One of the most searching tests of our devotion to our children is our response as our children find others to love who are very different from us, even to the extent that these others may sometimes represent searching critiques of us.

We mourn our children’s growing as a prelude to our own slowing, our own going. This mourning lends our joy a delicacy to which it could not otherwise aspire.

Parents are ruminants who graze on worries about their children – grown children, too – because this reasserts the connection and makes the children available as alter egos, that is, devices for altering the ego and providing means for escape from the predicament of this mortal ego,

We hate our children for reminding us of what we can not quite manage to forget about ourselves.

A vital part of child rearing is to notice our children’s losses on a day by day, sometimes hour by hour, even minute by minute basis, so that we can be close as they simultaneously learn to grieve and retrieve themselves and provide us with a new course of instruction in the ubiquity and profundity of these processes.

As we say goodbye to our parents at the gate of the setting sun, we discover that their smiles have come to live on our lips, that the lines of their worry are traced on our foreheads as we gaze on our children.

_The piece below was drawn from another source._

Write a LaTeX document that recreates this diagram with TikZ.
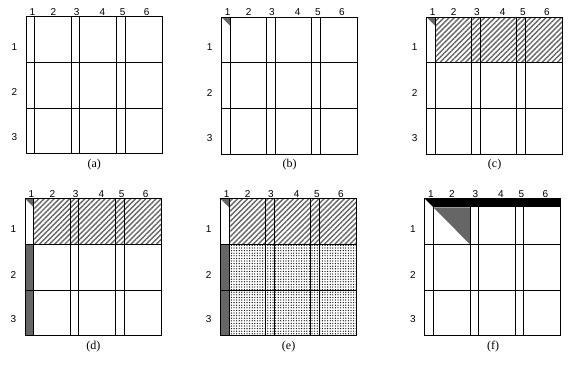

A remote parent becomes a corrupt atlas of the secret geography of ourselves. In time, the editing of this volume can be confided to a remote spouse, to children, until the corruption becomes a tradition, so that disconnection acquires the flavor of connection and any effort at recovering more robust and frank connection gains the sense of impiety and revolt.

All too many parents are childless because they fail to recognize their children. Such parents want all the rights of parenthood without any of the responsibilities. Children of such parents are orphans, burdened with all the sorrows of being orphans without any way to make claims on the community’s solicitude and compassion except surreptitiously and, most often, guiltily. What is remarkable is that, even so, many of them are quietly adopted and find ways to love and be loved.